If a lawsuit comes to challenge this decision, the automobile manufacturers may join with the environmental community to bring it. Tesla makes only electric vehicles and is thus able to sell its unused ACC II credits for major revenue. The pending lawsuit over RGGI was brought by a group making money off that scheme, and the manufacturers also have a big pecuniary interest.
The original 2021 bill to join ACC I was supported by the Virginia Auto Dealers Association, which cited concerns that its members would not be able to get as many EVs to sell if the state is not part of the California compact. That may prove to be the case, although in the three years since the projections of public demand for EVs have not been met. They were less than 10% of Virginia sales last year.
Early in the Youngkin Administration, the question of how Virginia would react to the adoption of ACC II was raised. Virginia Mercury reported at the time that the Attorney General’s Office was of the opinion the update would happen, apparently automatically. That is more grist for some courtroom mill.
In most other states that are part of the California compact, the new version of the regulations have already been adopted or are in the process of being adopted.
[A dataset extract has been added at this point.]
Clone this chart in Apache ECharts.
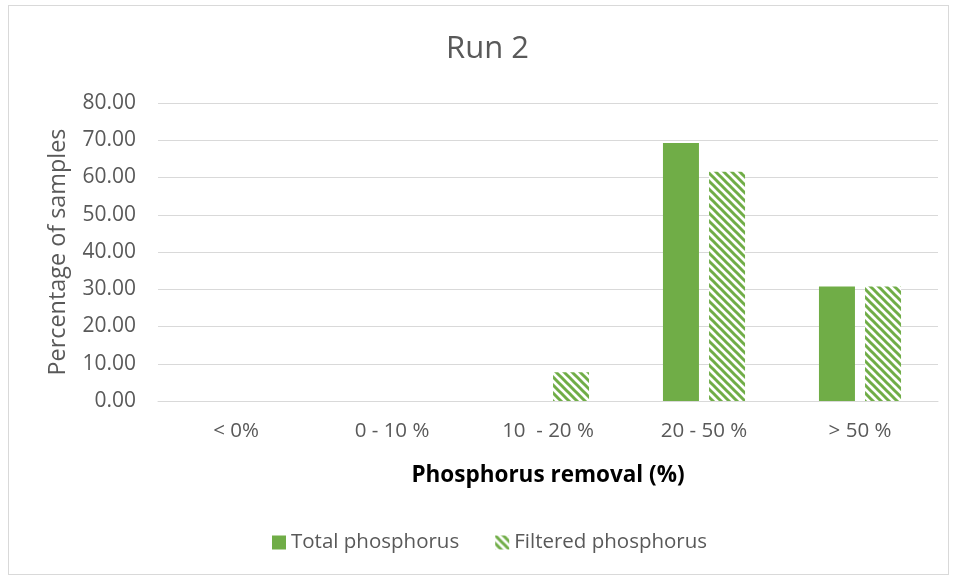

The National Caucus of Environmental Legislators has tracked that, and noted that “states will need to initiate rulemaking to adopt the new, more stringent regulations.” As for Virginia, it included a link to that Virginia Mercury article indicating Virginia didn’t need to.
As of earlier this week, the state Department of Environmental Quality website indicated that compliance was plugging along, with no reference to any complications caused by California’s new version.